A&E is dreaming of a green Christmas.
The high-minded execs who booted “Duck Dynasty” patriarch Phil Robertson for anti-gay comments aren’t above cashing in with a Christmas Day marathon of the money-making show.
The cable network’s Web site says A&E will air 25 consecutive episodes of its top show, starting at 3:30 pm Christmas day and continuing until 4 a.m. Thursday.
And Phil will be front and center in many of them, including “Drag Me to Glory” and “Quack-O-Lantern.”
The move means advertising revenue from cable TV’s top-rated reality show will continue to pour in.

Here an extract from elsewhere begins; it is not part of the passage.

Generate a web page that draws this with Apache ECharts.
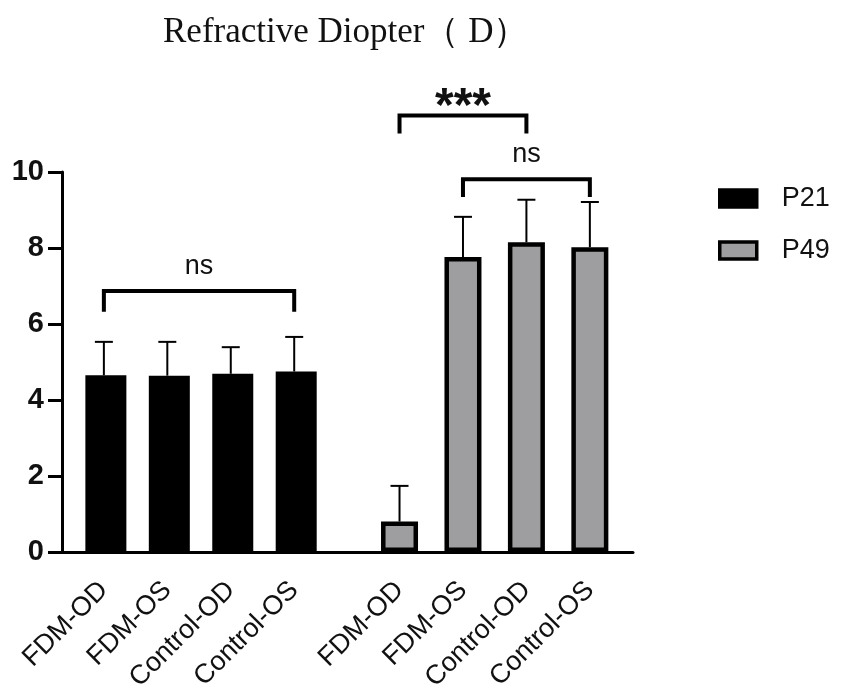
<!DOCTYPE html>
<html>
<head>
<meta charset="utf-8">
<script src="https://cdn.jsdelivr.net/npm/echarts@6/dist/echarts.min.js"></script>
<style>
  html, body { margin: 0; padding: 0; background: #fff; }
  #chart { width: 851px; height: 699px; }
</style>
</head>
<body>
<div id="chart"></div>
<script>
// groups and values
const categories = ['FDM-OD', 'FDM-OS', 'Control-OD', 'Control-OS'];
const p21Means = [4.65, 4.64, 4.69, 4.75];
const p21Errors = [0.88, 0.89, 0.70, 0.91];
const p49Means = [0.80, 7.76, 8.15, 8.02];
const p49Errors = [0.94, 1.06, 1.12, 1.19];
const yTicks = [0, 2, 4, 6, 8, 10];

// significance brackets: group, first bar, last bar, height, drop, text
const brackets = [
  ['P21', 0, 3, 6.87, 0.55, 'ns'],
  ['P49', 0, 2, 11.49, 0.48, '***'],
  ['P49', 1, 3, 9.81, 0.47, 'ns']
];

const GRAY = '#9e9ea0';
const FONT = '"Liberation Sans", Arial, sans-serif';
// where each group sits on the hidden x scale
const groupStart = { P21: 0.66, P49: 5.32 };

const xPos = (group, i) => groupStart[group] + i;
const p21X = categories.map((c, i) => xPos('P21', i));
const p49X = categories.map((c, i) => xPos('P49', i));
const allX = p21X.concat(p49X);

const errorData = p21X.map((x, i) => [x, p21Means[i], p21Errors[i]])
  .concat(p49X.map((x, i) => [x, p49Means[i], p49Errors[i]]));

const bracketData = brackets.map(b => [xPos(b[0], b[1]), xPos(b[0], b[2]), b[3], b[4], b[5]]);

function renderError(params, api) {
  const x = api.value(0), m = api.value(1), e = api.value(2);
  const base = api.coord([x, m]);
  const top = api.coord([x, m + e]);
  const half = 9;
  return {
    type: 'group',
    children: [
      { type: 'line', shape: { x1: base[0], y1: base[1], x2: top[0], y2: top[1] },
        style: { stroke: '#000', lineWidth: 2 } },
      { type: 'line', shape: { x1: top[0] - half, y1: top[1], x2: top[0] + half, y2: top[1] },
        style: { stroke: '#000', lineWidth: 2 } }
    ]
  };
}

function renderBracket(params, api) {
  const x1 = api.value(0), x2 = api.value(1), y = api.value(2), d = api.value(3);
  const label = bracketData[params.dataIndex][4];
  const a = api.coord([x1, y - d]);
  const b = api.coord([x1, y]);
  const c = api.coord([x2, y]);
  const e = api.coord([x2, y - d]);
  const star = label === '***';
  const text = star
    ? { type: 'text', x: (b[0] + c[0]) / 2, y: b[1] - 8,
        style: { text: label, fill: '#111', align: 'center', verticalAlign: 'middle',
          font: 'bold 48px ' + FONT } }
    : { type: 'text', x: (b[0] + c[0]) / 2, y: b[1] - 11,
        style: { text: label, fill: '#111', align: 'center', verticalAlign: 'bottom',
          font: '27px ' + FONT } };
  return {
    type: 'group',
    children: [
      { type: 'polyline', shape: { points: [a, b, c, e] },
        style: { stroke: '#000', lineWidth: 4, fill: null } },
      text
    ]
  };
}

const chart = echarts.init(document.getElementById('chart'));
chart.setOption({
  animation: false,
  backgroundColor: '#fff',
  title: {
    text: 'Refractive Diopter（ D）',
    left: 163,
    top: 15,
    padding: 0,
    textStyle: { fontFamily: '"Liberation Serif", "Times New Roman", serif', fontSize: 35,
      fontWeight: 'normal', color: '#111' }
  },
  legend: {
    orient: 'vertical',
    left: 718,
    top: 185,
    padding: 0,
    itemWidth: 37,
    itemHeight: 17,
    itemGap: 25,
    icon: 'rect',
    textStyle: { fontFamily: FONT, fontSize: 27, color: '#111', padding: [0, 0, 0, 20] },
    data: [
      { name: 'P21', itemStyle: { color: '#000', borderColor: '#000', borderWidth: 3.5 } },
      { name: 'P49', itemStyle: { color: GRAY, borderColor: '#000', borderWidth: 3.5 } }
    ]
  },
  grid: { left: 62, right: 218, top: 172, bottom: 147 },
  xAxis: {
    type: 'value',
    min: 0,
    max: 9,
    splitLine: { show: false },
    axisTick: { show: false },
    axisLine: { show: true, lineStyle: { color: '#000', width: 3 } },
    axisLabel: {
      customValues: allX,
      rotate: 45,
      margin: 34,
      fontFamily: FONT,
      fontSize: 27,
      color: '#111',
      formatter: v => {
        const i = allX.findIndex(x => Math.abs(x - v) < 1e-6);
        return i < 0 ? '' : categories[i % categories.length];
      }
    }
  },
  yAxis: {
    type: 'value',
    min: 0,
    max: 10,
    interval: 2,
    splitLine: { show: false },
    axisLine: { show: true, lineStyle: { color: '#000', width: 3 } },
    axisTick: { show: true, length: 14, lineStyle: { color: '#000', width: 3 } },
    axisLabel: { fontFamily: FONT, fontSize: 29, fontWeight: 'bold', color: '#111', margin: 18,
      formatter: v => yTicks.includes(v) ? String(v) : '' }
  },
  series: [
    {
      name: 'P21',
      type: 'bar',
      barWidth: 41,
      barGap: '-100%',
      itemStyle: { color: '#000' },
      data: p21X.map((x, i) => [x, p21Means[i]])
    },
    {
      name: 'P49',
      type: 'bar',
      barWidth: 37,
      barGap: '-100%',
      itemStyle: { color: GRAY, borderColor: '#000', borderWidth: 4.5 },
      data: p49X.map((x, i) => [x, p49Means[i]])
    },
    {
      type: 'custom',
      renderItem: renderError,
      clip: false,
      z: 3,
      data: errorData
    },
    {
      type: 'custom',
      renderItem: renderBracket,
      clip: false,
      z: 4,
      data: bracketData.map(b => [b[0], b[1], b[2], b[3]])
    }
  ]
});
</script>
</body>
</html>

And it may also be a sop to fans furious over Robertson’s suspension for remarks made in an interview with GQ magazine in which the devout Christian criticized homosexuality as sinful.
“I think, honestly, it’s A&E trying to play both sides of the coin,” Cate Meighan of Celeb Dirty Laundry told Fox News. “They’ve come out and not supported Phil’s statements… however they’re also looking at the backlash from the fans, and they have a huge amount of backlash from the fans.”
The hit show – about a backwoods Louisiana family that runs a multi-million dollar company manufacturing duck calls and other hunting gear – generated more than $80 million in advertising sales for A&E this year through September, according to Kantar Media.
That’s more than four times the amount the show earned in 2012.
“It is really a money thing,” Meighan said. “You’re going to have the same people tuning into ‘Duck Dynasty’ that always have and the same people not watching that always have.”
More than 14 million people watch the show, whose fifth season was set to premier early next year before Robertson was suspended.
Now, the rest of the Robertson clan, which earns about $200,000 per episode – is threatening to abandon the program unless Phil is reinstated.
While gay activists and others applauded the suspension, it caused a huge backlash among fans on social media.